::: Input records :::
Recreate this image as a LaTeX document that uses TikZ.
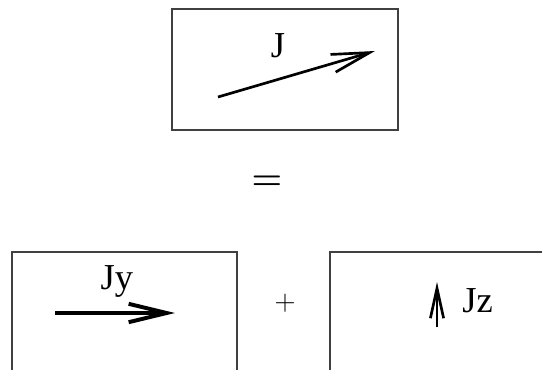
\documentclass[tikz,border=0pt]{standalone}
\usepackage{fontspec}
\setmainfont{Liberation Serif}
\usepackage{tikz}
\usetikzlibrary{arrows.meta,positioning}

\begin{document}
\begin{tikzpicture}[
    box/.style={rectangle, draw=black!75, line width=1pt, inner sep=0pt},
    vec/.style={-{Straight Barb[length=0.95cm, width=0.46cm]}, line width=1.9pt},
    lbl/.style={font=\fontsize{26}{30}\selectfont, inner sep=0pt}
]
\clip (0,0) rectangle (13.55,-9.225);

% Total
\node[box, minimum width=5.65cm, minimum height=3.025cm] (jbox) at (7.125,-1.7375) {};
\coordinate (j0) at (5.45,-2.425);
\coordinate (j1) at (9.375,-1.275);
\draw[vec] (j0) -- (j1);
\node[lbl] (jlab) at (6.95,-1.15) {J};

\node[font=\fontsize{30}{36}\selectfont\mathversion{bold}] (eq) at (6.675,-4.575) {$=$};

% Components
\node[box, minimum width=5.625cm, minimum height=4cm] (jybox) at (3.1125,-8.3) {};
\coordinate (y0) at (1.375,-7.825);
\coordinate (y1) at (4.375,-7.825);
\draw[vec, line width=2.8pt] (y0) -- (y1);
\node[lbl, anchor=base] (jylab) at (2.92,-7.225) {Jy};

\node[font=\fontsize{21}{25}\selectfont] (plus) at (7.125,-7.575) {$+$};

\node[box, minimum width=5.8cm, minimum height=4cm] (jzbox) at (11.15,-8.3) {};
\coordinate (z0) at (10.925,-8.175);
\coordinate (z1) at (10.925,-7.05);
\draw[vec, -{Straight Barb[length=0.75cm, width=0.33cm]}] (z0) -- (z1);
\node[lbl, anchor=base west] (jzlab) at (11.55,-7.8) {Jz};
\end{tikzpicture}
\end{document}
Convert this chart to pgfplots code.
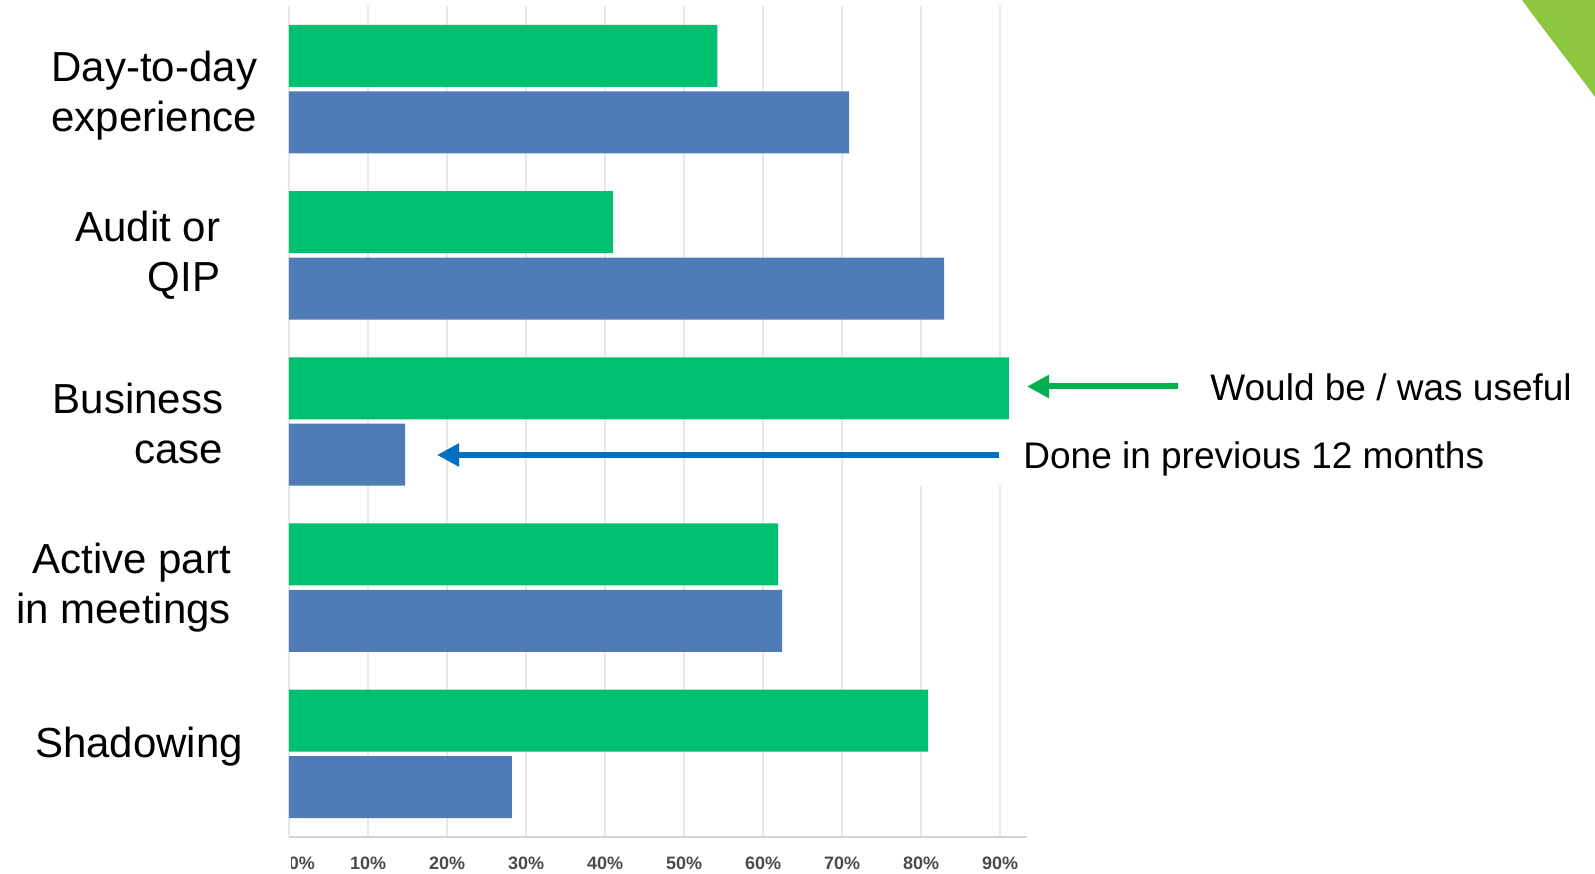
:::
_Brief_.
Without including any picture, retype the entries exactly.

_Exercise response_.
Recreate this image as a LaTeX document that uses TikZ.
\documentclass[tikz,border=0pt]{standalone}
\usepackage{fontspec}
\setmainfont{Liberation Serif}
\usepackage{tikz}
\usetikzlibrary{arrows.meta,positioning}

\begin{document}
\begin{tikzpicture}[
    box/.style={rectangle, draw=black!75, line width=1pt, inner sep=0pt},
    vec/.style={-{Straight Barb[length=0.95cm, width=0.46cm]}, line width=1.9pt},
    lbl/.style={font=\fontsize{26}{30}\selectfont, inner sep=0pt}
]
\clip (0,0) rectangle (13.55,-9.225);

% Total
\node[box, minimum width=5.65cm, minimum height=3.025cm] (jbox) at (7.125,-1.7375) {};
\coordinate (j0) at (5.45,-2.425);
\coordinate (j1) at (9.375,-1.275);
\draw[vec] (j0) -- (j1);
\node[lbl] (jlab) at (6.95,-1.15) {J};

\node[font=\fontsize{30}{36}\selectfont\mathversion{bold}] (eq) at (6.675,-4.575) {$=$};

% Components
\node[box, minimum width=5.625cm, minimum height=4cm] (jybox) at (3.1125,-8.3) {};
\coordinate (y0) at (1.375,-7.825);
\coordinate (y1) at (4.375,-7.825);
\draw[vec, line width=2.8pt] (y0) -- (y1);
\node[lbl, anchor=base] (jylab) at (2.92,-7.225) {Jy};

\node[font=\fontsize{21}{25}\selectfont] (plus) at (7.125,-7.575) {$+$};

\node[box, minimum width=5.8cm, minimum height=4cm] (jzbox) at (11.15,-8.3) {};
\coordinate (z0) at (10.925,-8.175);
\coordinate (z1) at (10.925,-7.05);
\draw[vec, -{Straight Barb[length=0.75cm, width=0.33cm]}] (z0) -- (z1);
\node[lbl, anchor=base west] (jzlab) at (11.55,-7.8) {Jz};
\end{tikzpicture}
\end{document}
Convert this chart to pgfplots code.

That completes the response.